RAY SUAREZ: What would you say the biggest difference is between your plan and those offered, for instance, by Senator Kerry, which emphasizes cost containment a little more, by Congressman Gephardt that emphasizes using employee based programs more?

HOWARD DEAN: Well, I like Dick and Senator Kerry and I'm pleased they've joined me in offering a health care plan. The criticism I'd have of Dick's plan is it won't pass because it costs more than the Bush tax cuts, and there's no real way to pay for that. And I don't think we can get the votes to do it. Senator Kerry's plan concerns me because although it's based on a lot of the same things that we based ours on, the insurance rates stops at 100 percent of poverty. So there are a lot of working families that don't get covered without significant expense to themselves. We're not talking about wealthy people or even middle class people. We're talking about people who are barely above the poverty level, having to go out and get their own insurance, so I think our plan is a little bit more generous to the low income working people and moderate income working people; families that make $33,000 a year I think need that extra help, and that's present in our plan but not Senator Kerry's plan.

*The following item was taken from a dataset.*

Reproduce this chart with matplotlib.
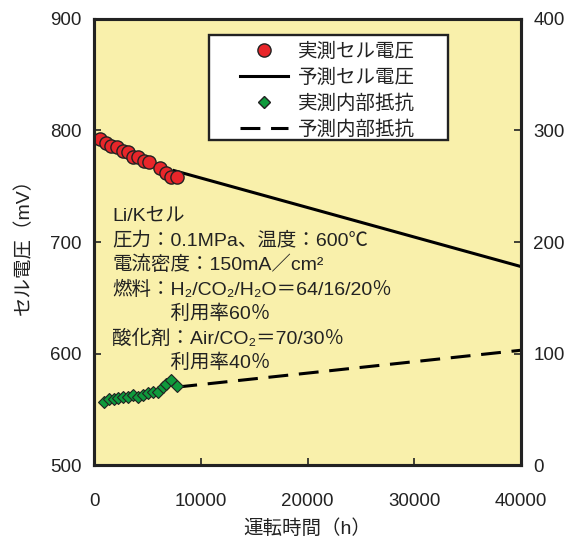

RAY SUAREZ: One feature they all have in common is that they infer that all or part of the Bush tax cuts are going to have to be rolled back. Is that now --

HOWARD DEAN: I don't think that's right. If you give American people, if you tell the American people let's roll back the tax cut they're going to say no. But if you treat the American voters as adults and say look you have a choice, you can keep the tax cuts you got or you can have health insurance that never will be taken away, you can keep the tax cuts you've got or you can fully fund special education so that your property taxes will go down instead of having your income taxes go down a little bit, your property taxes go way up. I think people are going to choose education and health care and roads. I think most people in this country didn't get much of the Bush tax cut. I remember a guy from New Hampshire once said, well, Governor, I remember the president's $600 check, but my 401-K went down $60,000, I think I was better off before the president's tax cut.

RAY SUAREZ: Governor Dean, thanks for joining us.

HOWARD DEAN: Thank you very much for having me on.